Jessica Renee Salickram was on her way home after ending a shift at the Eaton Centre on January 7, 2018. She stepped off the bus at her stop, but her stop was 300 metres from the closest signalized intersection. Salickram decied that with the snow piling up on either side of the roadway, she would cross the street mid-block rather than brave the cold and walk on the unprotected shoulder of the rod.

The driver of a minivan struck her moments before she finished crossing the street. Salickram was just twenty-one years old when she died.

No charges were laid in relation to the accident - the driver who hit Salickram claimed that he did not see her on the road and neither the city nor the TTC took responsibility for the conditions that may have contributed.

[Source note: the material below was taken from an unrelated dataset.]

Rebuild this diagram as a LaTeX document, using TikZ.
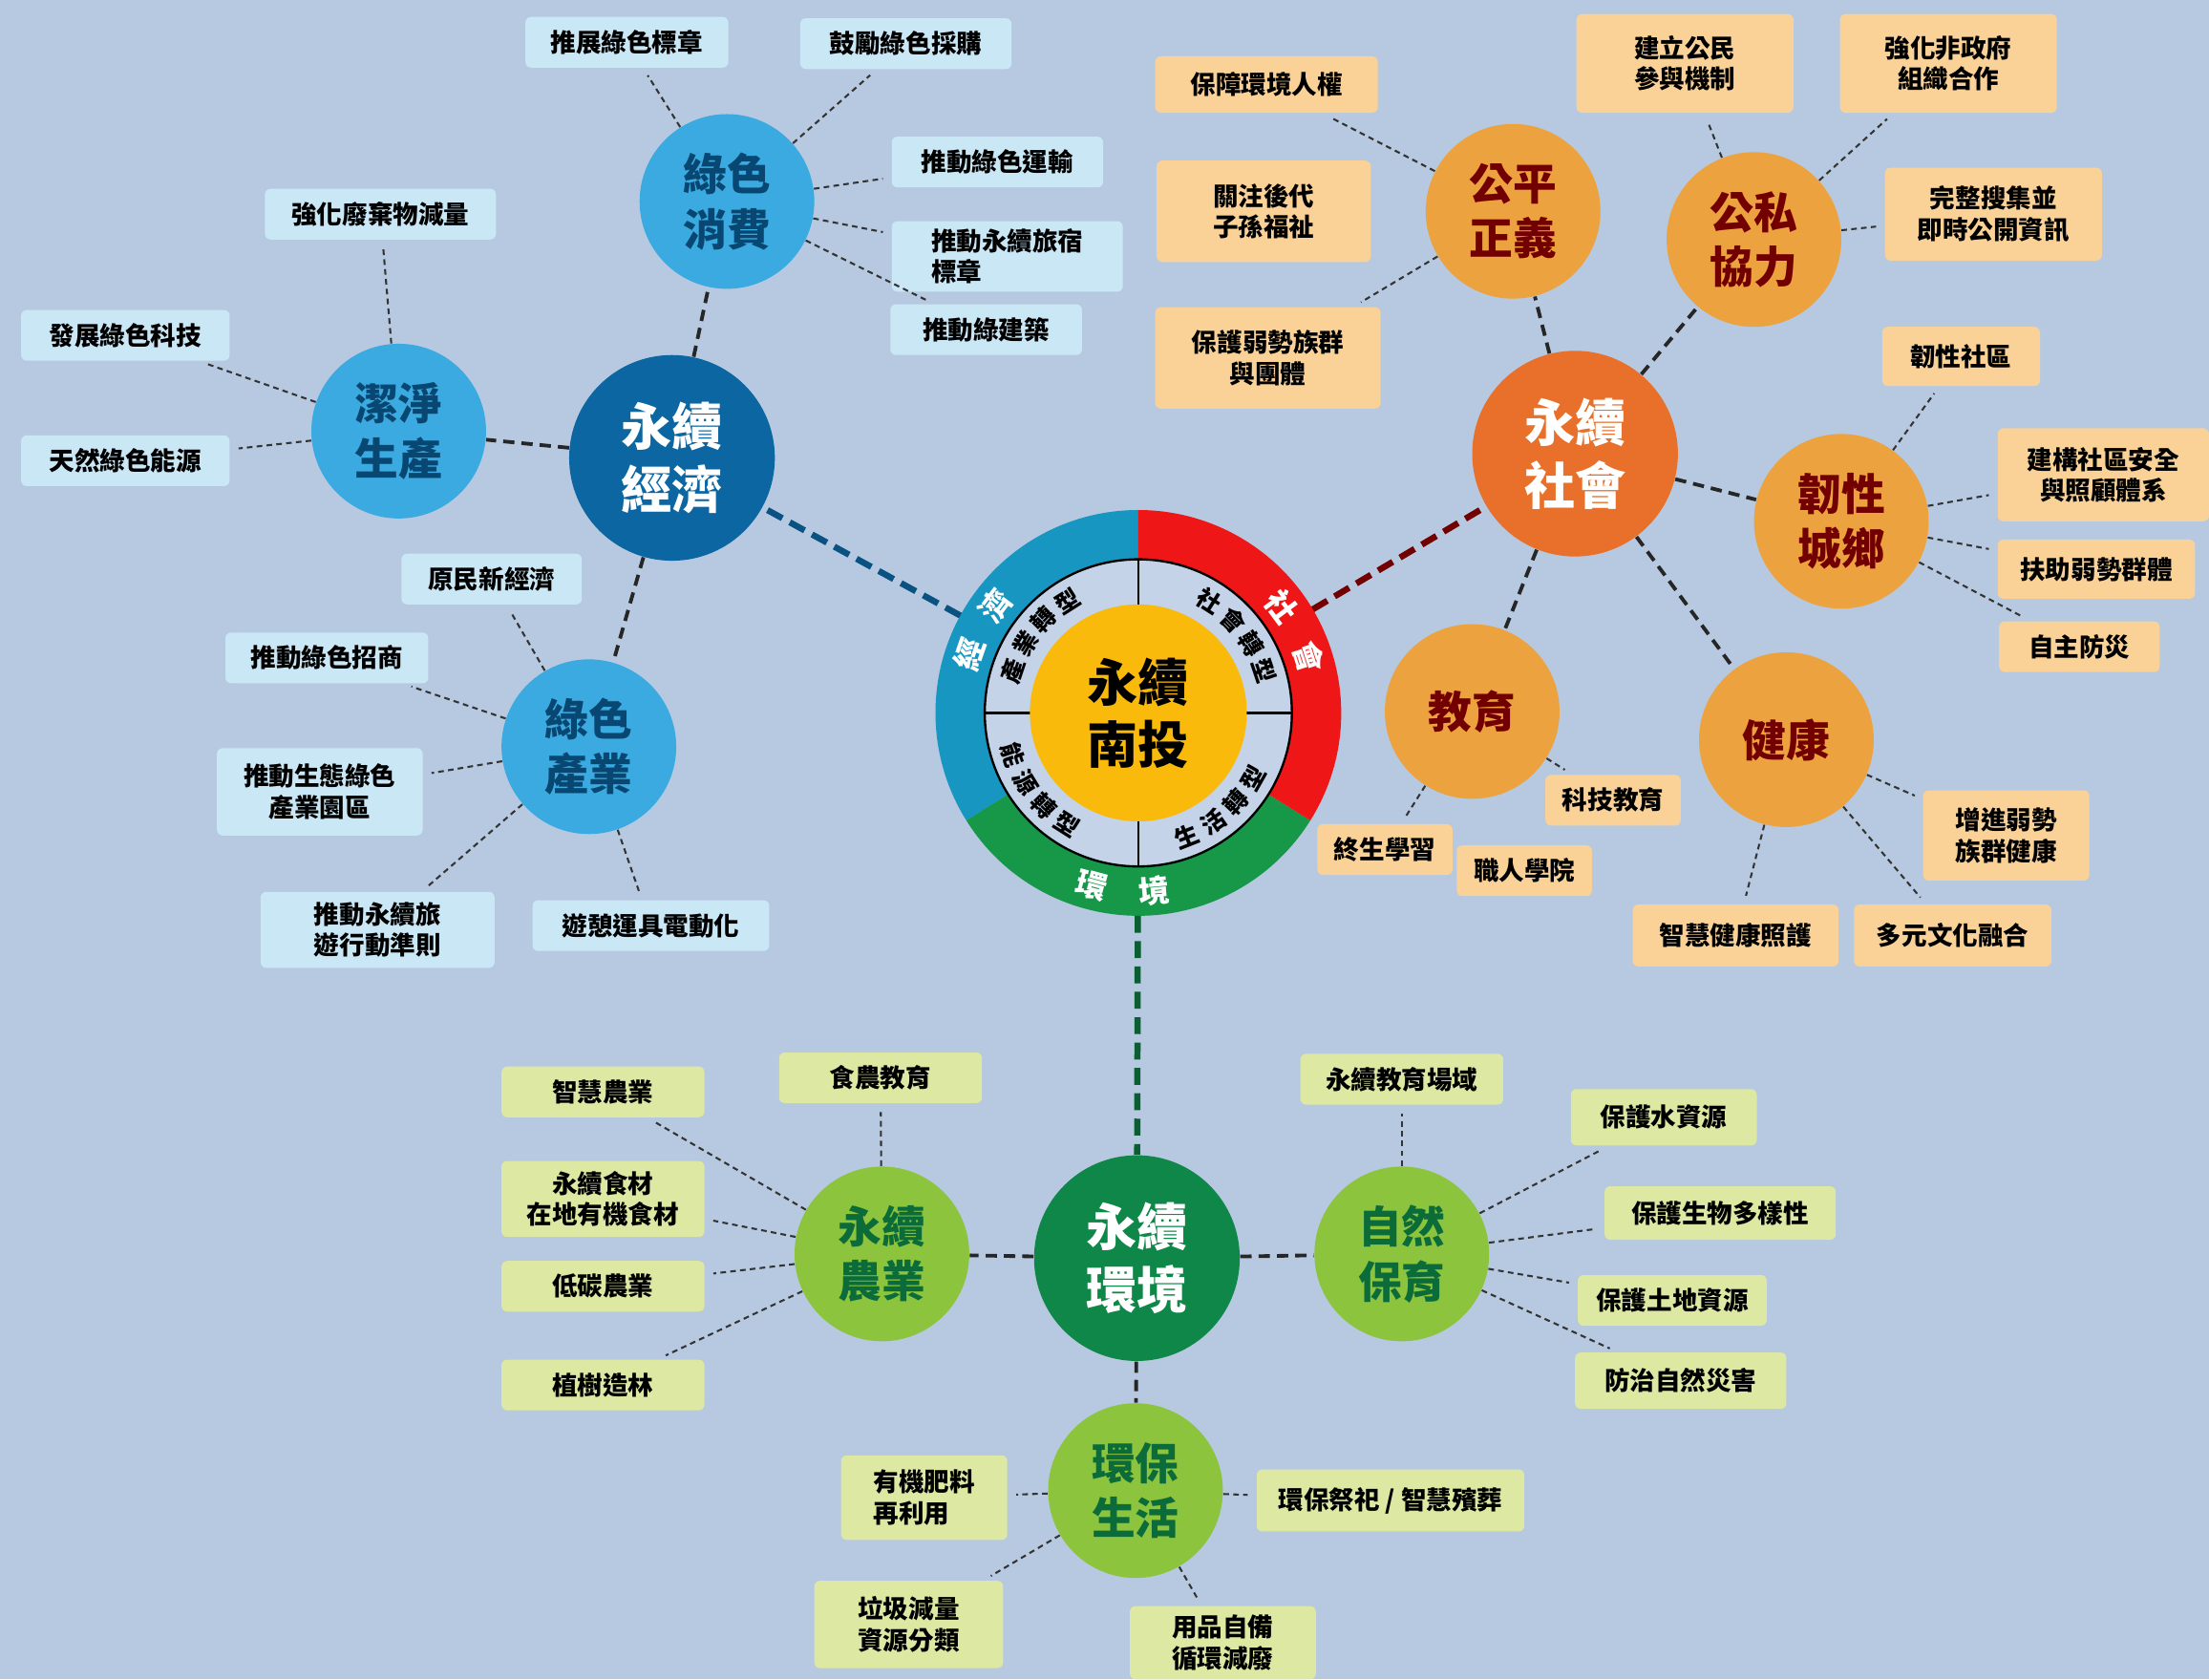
\documentclass[tikz,border=0pt]{standalone}
\usepackage{fontspec}
\setmainfont{Noto Sans CJK TC}

\definecolor{bgblue}{RGB}{182,201,224}
\definecolor{econblue}{RGB}{12,102,162}
\definecolor{subblue}{RGB}{58,170,225}
\definecolor{boxblue}{RGB}{202,231,246}
\definecolor{socorange}{RGB}{232,112,42}
\definecolor{suborange}{RGB}{236,162,62}
\definecolor{boxorange}{RGB}{250,210,152}
\definecolor{envgreen}{RGB}{14,135,72}
\definecolor{subgreen}{RGB}{140,196,62}
\definecolor{boxgreen}{RGB}{221,232,162}
\definecolor{ringcyan}{RGB}{22,150,192}
\definecolor{ringred}{RGB}{238,22,22}
\definecolor{ringgreen}{RGB}{22,152,72}
\definecolor{ringlight}{RGB}{196,211,232}
\definecolor{nantouyellow}{RGB}{250,186,12}

\tikzset{
  mainc/.style={circle, minimum size=73pt, inner sep=0pt, align=center, text=white,
    font=\fontsize{18}{22.5}\selectfont\bfseries},
  subc/.style={circle, minimum size=62pt, inner sep=0pt, align=center,
    font=\fontsize{15.5}{19.5}\selectfont\bfseries},
  leafbox/.style={rounded corners=2pt, inner sep=2pt, minimum height=18pt, align=center,
    font=\fontsize{9}{11}\selectfont\bfseries},
  ebox/.style={leafbox, fill=boxblue},
  sbox/.style={leafbox, fill=boxorange},
  gbox/.style={leafbox, fill=boxgreen},
  mainlink/.style={line width=2.2pt, dash pattern=on 6pt off 3pt},
  sublink/.style={line width=1.3pt, color=black!85, dash pattern=on 4pt off 2.5pt},
  leaf/.style={line width=0.7pt, color=black!80, dash pattern=on 2pt off 1.5pt, shorten >=3pt},
  ringtxt/.style={text=white, inner sep=0pt, font=\fontsize{11}{11}\selectfont\bfseries},
  ringin/.style={inner sep=0pt, font=\fontsize{8.5}{8.5}\selectfont\bfseries}
}

\begin{document}
\begin{tikzpicture}[x=0.5pt, y=-0.5pt]

  \useasboundingbox (0,0) rectangle (1568,1192);
  \fill[bgblue] (0,0) rectangle (1568,1192);

  % wheel in the middle
  \begin{scope}[shift={(808,506)}]
    \fill[ringcyan] (90:72pt) arc[start angle=90, end angle=212, radius=72pt]
      -- (212:54.5pt) arc[start angle=212, end angle=90, radius=54.5pt] -- cycle;
    \fill[ringgreen] (212:72pt) arc[start angle=212, end angle=328, radius=72pt]
      -- (328:54.5pt) arc[start angle=328, end angle=212, radius=54.5pt] -- cycle;
    \fill[ringred] (328:72pt) arc[start angle=328, end angle=450, radius=72pt]
      -- (90:54.5pt) arc[start angle=90, end angle=-32, radius=54.5pt] -- cycle;
    \fill[ringlight] (0,0) circle[radius=54.5pt];
    \draw[line width=0.8pt] (0,0) circle[radius=54.5pt];
    \foreach \a in {0,90,180,270}
      \draw[line width=0.8pt] (\a:38pt) -- (\a:54.5pt);

    \node[ringtxt, rotate=71] (rle1) at (161:63.5pt) {經};
    \node[ringtxt, rotate=53] (rle2) at (143:63.5pt) {濟};
    \node[ringtxt, rotate=-53.4] (rls1) at (36.6:63.5pt) {社};
    \node[ringtxt, rotate=-72] (rls2) at (18:63.5pt) {會};
    \node[ringtxt, rotate=-15] (rlv1) at (255:63.5pt) {環};
    \node[ringtxt, rotate=5] (rlv2) at (275:63.5pt) {境};

    \foreach \a/\c [count=\i] in {161.5/產,148.5/業,135.5/轉,122.5/型}
      \node[ringin, rotate=\a-90] (tin\i) at (\a:47pt) {\c};
    \foreach \a/\c [count=\i] in {57.5/社,44.5/會,31.5/轉,18.5/型}
      \node[ringin, rotate=\a-90] (tso\i) at (\a:47pt) {\c};
    \foreach \a/\c [count=\i] in {198.5/能,211.5/源,224.5/轉,237.5/型}
      \node[ringin, rotate=\a+90] (ten\i) at (\a:47pt) {\c};
    \foreach \a/\c [count=\i] in {291.5/生,304.5/活,317.5/轉,330.5/型}
      \node[ringin, rotate=\a+90] (tli\i) at (\a:47pt) {\c};
  \end{scope}

  \node[circle, minimum size=144pt, inner sep=0pt, outer sep=0pt] (wheel) at (808,506) {};
  \node[circle, fill=nantouyellow, minimum size=77pt, inner sep=0pt, align=center,
    font=\fontsize{18}{22}\selectfont\bfseries] (nantou) at (808,506) {永續\\南投};

  % main circles
  \node[mainc, fill=econblue] (econ) at (477,325) {永續\\經濟};
  \node[mainc, fill=socorange] (soc) at (1118,322) {永續\\社會};
  \node[mainc, fill=envgreen] (env) at (807,893) {永續\\環境};

  \draw[mainlink, color=econblue!80!black] (wheel) -- (econ);
  \draw[mainlink, color=red!45!black] (wheel) -- (soc);
  \draw[mainlink, color=envgreen!70!black] (wheel) -- (env);

  % sub circles
  \node[subc, fill=subblue, text=econblue!70!black] (cons) at (516,143) {綠色\\消費};
  \node[subc, fill=subblue, text=econblue!70!black] (clean) at (283,306) {潔淨\\生產};
  \node[subc, fill=subblue, text=econblue!70!black] (ind) at (418,530) {綠色\\產業};

  \node[subc, fill=suborange, text=red!45!black] (just) at (1074,150) {公平\\正義};
  \node[subc, fill=suborange, text=red!45!black] (ppp) at (1245,170) {公私\\協力};
  \node[subc, fill=suborange, text=red!45!black] (resil) at (1307,370) {韌性\\城鄉};
  \node[subc, fill=suborange, text=red!45!black] (edu) at (1045,505) {教育};
  \node[subc, fill=suborange, text=red!45!black] (hlt) at (1268,525) {健康};

  \node[subc, fill=subgreen, text=envgreen!80!black] (agri) at (626,890) {永續\\農業};
  \node[subc, fill=subgreen, text=envgreen!80!black] (nat) at (995,890) {自然\\保育};
  \node[subc, fill=subgreen, text=envgreen!80!black] (life) at (806,1058) {環保\\生活};

  \foreach \s in {cons,clean,ind} \draw[sublink] (econ) -- (\s);
  \foreach \s in {just,ppp,resil,edu,hlt} \draw[sublink] (soc) -- (\s);
  \foreach \s in {agri,nat,life} \draw[sublink] (env) -- (\s);

  % economy boxes
  \node[ebox, minimum width=72pt] (cons1) at (445,30) {推展綠色標章};
  \node[ebox, minimum width=75pt] (cons2) at (643,31) {鼓勵綠色採購};
  \node[ebox, minimum width=75pt] (cons3) at (708,115) {推動綠色運輸};
  \node[ebox, minimum width=82pt, minimum height=25pt, align=left] (cons4) at (715,182) {推動永續旅宿\\標章};
  \node[ebox, minimum width=68pt] (cons5) at (700,234) {推動綠建築};
  \node[ebox, minimum width=82pt] (clean1) at (270,152) {強化廢棄物減量};
  \node[ebox, minimum width=74pt] (clean2) at (89,238) {發展綠色科技};
  \node[ebox, minimum width=74pt] (clean3) at (89,327) {天然綠色能源};
  \node[ebox, minimum width=64pt] (ind1) at (349,411) {原民新經濟};
  \node[ebox, minimum width=72pt] (ind2) at (232,467) {推動綠色招商};
  \node[ebox, minimum width=73pt, minimum height=31pt] (ind3) at (227,562) {推動生態綠色\\產業園區};
  \node[ebox, minimum width=83pt, minimum height=27pt] (ind4) at (268,660) {推動永續旅\\遊行動準則};
  \node[ebox, minimum width=84pt] (ind5) at (462,657) {遊憩運具電動化};

  % society boxes
  \node[sbox, minimum width=79pt, minimum height=20pt] (just1) at (899,60) {保障環境人權};
  \node[sbox, minimum width=76pt, minimum height=36pt] (just2) at (897,150) {關注後代\\子孫福祉};
  \node[sbox, minimum width=80pt, minimum height=36pt] (just3) at (900,254) {保護弱勢族群\\與團體};
  \node[sbox, minimum width=77pt, minimum height=35pt] (ppp1) at (1196,45) {建立公民\\參與機制};
  \node[sbox, minimum width=77pt, minimum height=35pt] (ppp2) at (1383,45) {強化非政府\\組織合作};
  \node[sbox, minimum width=77pt, minimum height=33pt] (ppp3) at (1415,152) {完整搜集並\\即時公開資訊};
  \node[sbox, minimum width=56pt, minimum height=21pt] (res1) at (1392,253) {韌性社區};
  \node[sbox, minimum width=75pt, minimum height=33pt] (res2) at (1493,337) {建構社區安全\\與照顧體系};
  \node[sbox, minimum width=70pt, minimum height=21pt] (res3) at (1488,404) {扶助弱勢群體};
  \node[sbox, minimum width=57pt] (res4) at (1476,459) {自主防災};
  \node[sbox, minimum width=48pt] (edu1) at (1145,568) {科技教育};
  \node[sbox, minimum width=48pt] (edu2) at (983,603) {終生學習};
  \node[sbox, minimum width=48pt] (edu3) at (1082,618) {職人學院};
  \node[sbox, minimum width=59pt, minimum height=32pt] (hlt1) at (1424,593) {增進弱勢\\族群健康};
  \node[sbox, minimum width=73pt, minimum height=22pt] (hlt2) at (1232,664) {智慧健康照護};
  \node[sbox, minimum width=70pt, minimum height=22pt] (hlt3) at (1386,664) {多元文化融合};

  % environment boxes
  \node[gbox, minimum width=72pt] (agr1) at (428,775) {智慧農業};
  \node[gbox, minimum width=72pt] (agr2) at (625,765) {食農教育};
  \node[gbox, minimum width=72pt, minimum height=27pt] (agr3) at (428,851) {永續食材\\在地有機食材};
  \node[gbox, minimum width=72pt] (agr4) at (428,913) {低碳農業};
  \node[gbox, minimum width=72pt] (agr5) at (428,983) {植樹造林};
  \node[gbox, minimum width=72pt] (nat1) at (995,766) {永續教育場域};
  \node[gbox, minimum width=66pt, minimum height=20pt] (nat2) at (1181,793) {保護水資源};
  \node[gbox, minimum width=82pt, minimum height=19pt] (nat3) at (1221,861) {保護生物多樣性};
  \node[gbox, minimum width=67pt] (nat4) at (1187,923) {保護土地資源};
  \node[gbox, minimum width=75pt, minimum height=20pt] (nat5) at (1193,980) {防治自然災害};
  \node[gbox, minimum width=59pt, minimum height=30pt, align=left] (life1) at (656,1063) {有機肥料\\再利用};
  \node[gbox, minimum width=95pt, minimum height=22pt] (life2) at (987,1065) {環保祭祀 / 智慧殯葬};
  \node[gbox, minimum width=67pt, minimum height=31pt] (life3) at (645,1153) {垃圾減量\\資源分類};
  \node[gbox, minimum width=66pt, minimum height=26pt] (life4) at (868,1166) {用品自備\\循環減廢};

  % leaf connectors
  \foreach \b in {cons1,cons2,cons3,cons4,cons5} \draw[leaf] (cons) -- (\b);
  \foreach \b in {clean1,clean2,clean3} \draw[leaf] (clean) -- (\b);
  \foreach \b in {ind1,ind2,ind3,ind4,ind5} \draw[leaf] (ind) -- (\b);
  \foreach \b in {just1,just3} \draw[leaf] (just) -- (\b);
  \foreach \b in {ppp1,ppp2,ppp3} \draw[leaf] (ppp) -- (\b);
  \foreach \b in {res1,res2,res3,res4} \draw[leaf] (resil) -- (\b);
  \foreach \b in {edu1,edu2} \draw[leaf] (edu) -- (\b);
  \foreach \b in {hlt1,hlt2,hlt3} \draw[leaf] (hlt) -- (\b);
  \foreach \b in {agr1,agr2,agr3,agr4,agr5} \draw[leaf] (agri) -- (\b);
  \foreach \b in {nat1,nat2,nat3,nat4,nat5} \draw[leaf] (nat) -- (\b);
  \foreach \b in {life1,life2,life3,life4} \draw[leaf] (life) -- (\b);

\end{tikzpicture}
\end{document}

Salickram's mother stated,

"The city needs to do something to make it more accessible for pedestrians, and not allow drivers off the hook," she says. "If you get behind the wheel of a car, you've got a weapon in your hands."

Navigating the legal system in the wake of pedestrian deaths and serious injuries, adds a layer of complexitiy to families' already raw grief. In Canada, it's not mandatory for drivers to be in the room for the hearings. Drivers who hit-or even kill-pedestrians typically face charges under provincial traffic acts, rather than the Criminal Code.

McLeish Orlando Partner, Patrick Brown, says that drivers might have minimal involvement in the civil proceedings beyond answering a few questions. They may never even see or speak to a victim's family. This means that civil cases, too, can fail to offer closer.